Technical Abstract: Calmodulin, a ubiquitous calcium sensor, plays an important role in decoding the stress-triggered intracellular calcium changes and regulates the functions of numerous target proteins involved in various physiological responses in plants. To determine the functional significance of calmodulin in fleshy fruit, expression studies of six calmodulin genes in the mature-green stage tomato fruit were carried out in response to mechanical injury and Botrytis cinerea attack. Both wounding and pathogen inoculation triggered expression of all six calmodulins. Of them, SlCaM2 was the most responsive gene to both treatments. Furthermore, all calmoduline genes were upregulated by salicylic acid and methyl jasmonate, two signal molecules involved in plant defense.
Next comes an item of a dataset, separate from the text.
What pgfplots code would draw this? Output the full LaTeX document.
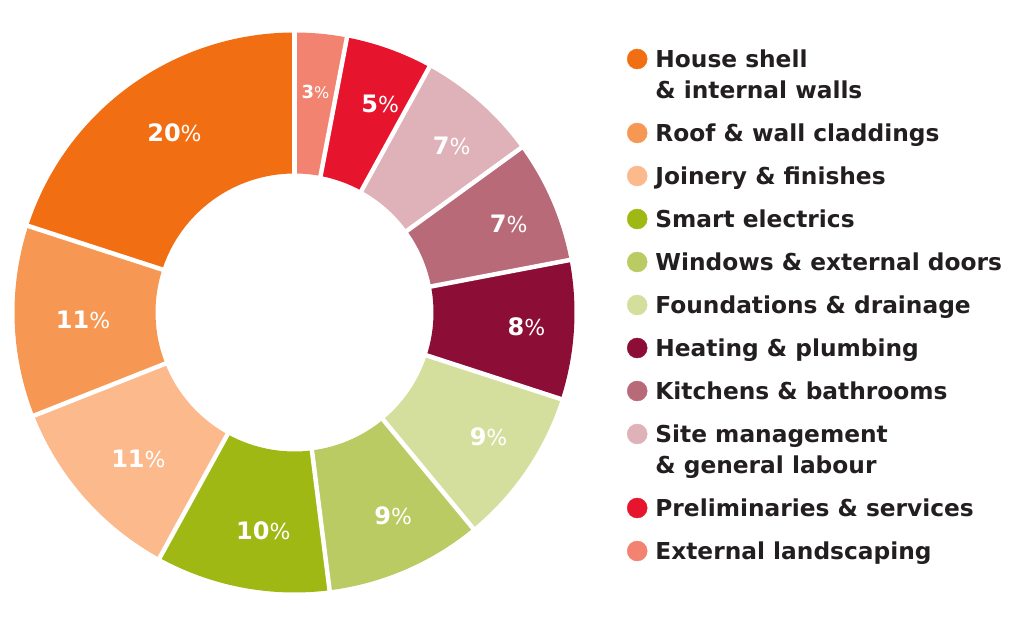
\documentclass[border=0pt]{standalone}
\usepackage{pgfplots}
\pgfplotsset{compat=1.18}
\usepackage{pgfplotstable}
\usepackage{fontspec}
\setmainfont{DejaVu Sans}

\definecolor{cHouse}{HTML}{F26E12}
\definecolor{cRoof}{HTML}{F69853}
\definecolor{cJoin}{HTML}{FBB98C}
\definecolor{cSmart}{HTML}{A0B814}
\definecolor{cWin}{HTML}{BBCB63}
\definecolor{cFound}{HTML}{D4DF9E}
\definecolor{cHeat}{HTML}{8C0D36}
\definecolor{cKit}{HTML}{B96A79}
\definecolor{cSite}{HTML}{DFB2B9}
\definecolor{cPre}{HTML}{E6142D}
\definecolor{cExt}{HTML}{F28370}
\definecolor{txt}{HTML}{231F20}

% slices clockwise from 12 o'clock; whole=1 centres the label with its % sign
\pgfplotstableread{
value color size whole
3  cExt   18 1
5  cPre   24 0
7  cSite  24 0
7  cKit   24 0
8  cHeat  24 0
9  cFound 24 0
9  cWin   24 0
10 cSmart 24 0
11 cJoin  24 0
11 cRoof  24 0
20 cHouse 24 0
}\slices

\newcommand\twoline[2]{\vtop{\baselineskip=31pt\lineskiplimit=-20pt
  \hbox{\strut #1}\hbox{\strut #2}}}
\newcommand\slicelab[3]{{\fontsize{#2}{#2}\selectfont\bfseries #1}%
  \ifnum#3=1 {\fontsize{\numexpr#2-2\relax}{#2}\selectfont\%}%
  \else\rlap{\fontsize{\numexpr#2-2\relax}{#2}\selectfont\%}\fi}
\newcommand\legdot[1]{\addlegendimage{legend image code/.code={\fill[#1] (10pt,9pt) circle[radius=10pt];}}}

\begin{document}
\begin{tikzpicture}
\begin{axis}[
    x=1pt, y=1pt,
    xmin=0, xmax=1024, ymin=0, ymax=628,
    hide axis, clip=false,
    legend style={at={(axis cs:627,580)}, anchor=north west,
        draw=none, fill=none, inner sep=0pt, outer sep=0pt,
        row sep=0pt, column sep=8pt,
        cells={anchor=base west},
        nodes={inner sep=0pt, text=txt, text height=20pt, text depth=23pt,
            font=\fontsize{23.3}{31}\selectfont\bfseries}},
]
\path (axis cs:0,0) rectangle (axis cs:1024,628);

\pgfplotstablegetrowsof{\slices}
\pgfmathtruncatemacro\N{\pgfplotsretval-1}
\def\acc{0}
\pgfplotsforeachungrouped \i in {0,...,\N}{%
  \pgfplotstablegetelem{\i}{value}\of\slices \let\val\pgfplotsretval
  \pgfplotstablegetelem{\i}{color}\of\slices \let\col\pgfplotsretval
  \pgfplotstablegetelem{\i}{size}\of\slices \let\siz\pgfplotsretval
  \pgfplotstablegetelem{\i}{whole}\of\slices \let\whl\pgfplotsretval
  \pgfmathsetmacro\aS{90-3.6*\acc}
  \pgfmathsetmacro\aE{90-3.6*(\acc+\val)}
  \pgfmathsetmacro\aM{(\aS+\aE)/2}
  \edef\temp{%
    \noexpand\fill[\col, shift={(axis cs:294.5,315.5)}] (\aS:280pt)
      arc[start angle=\aS, end angle=\aE, radius=280pt] -- (\aE:139pt)
      arc[start angle=\aE, end angle=\aS, radius=139pt] -- cycle;
    \noexpand\node[text=white, shift={(axis cs:294.5,315.5)}] at (\aM:222pt)
      {\noexpand\slicelab{\val}{\siz}{\whl}};
  }\temp
  \pgfmathsetmacro\acc{\acc+\val}
}
% white gaps between slices
\def\acc{0}
\pgfplotsforeachungrouped \i in {0,...,\N}{%
  \pgfplotstablegetelem{\i}{value}\of\slices \let\val\pgfplotsretval
  \pgfmathsetmacro\aS{90-3.6*\acc}
  \edef\temp{%
    \noexpand\draw[white, line width=4.5pt, shift={(axis cs:294.5,315.5)}]
      (\aS:130pt) -- (\aS:290pt);
  }\temp
  \pgfmathsetmacro\acc{\acc+\val}
}

\legdot{cHouse} \addlegendentry[text depth=54pt]{\twoline{House shell}{\& internal walls}}
\legdot{cRoof}  \addlegendentry{Roof \& wall claddings}
\legdot{cJoin}  \addlegendentry{Joinery \& finishes}
\legdot{cSmart} \addlegendentry{Smart electrics}
\legdot{cWin}   \addlegendentry{Windows \& external doors}
\legdot{cFound} \addlegendentry{Foundations \& drainage}
\legdot{cHeat}  \addlegendentry{Heating \& plumbing}
\legdot{cKit}   \addlegendentry{Kitchens \& bathrooms}
\legdot{cSite}  \addlegendentry[text depth=54pt]{\twoline{Site management}{\& general labour}}
\legdot{cPre}   \addlegendentry{Preliminaries \& services}
\legdot{cExt}   \addlegendentry{External landscaping}
\end{axis}
\end{tikzpicture}
\end{document}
In addition to SlCaM2, SlCaM1 was highly responsive to those two compounds. However, SlCaM2 exhibited a faster and more profound response than SlCaM1. Overexpression of SlCaM2 in fruit enhanced the resistance to Botrytis-induced decay, whereas reducing its expression resulted in a faster decay. These results indicate that calmodulin is a positive regulator of plant defense in fruit by activating defense pathways including salicylate- and jasmonate- signalings, and SlCaM2 is the major calmodulin gene responsible for this event.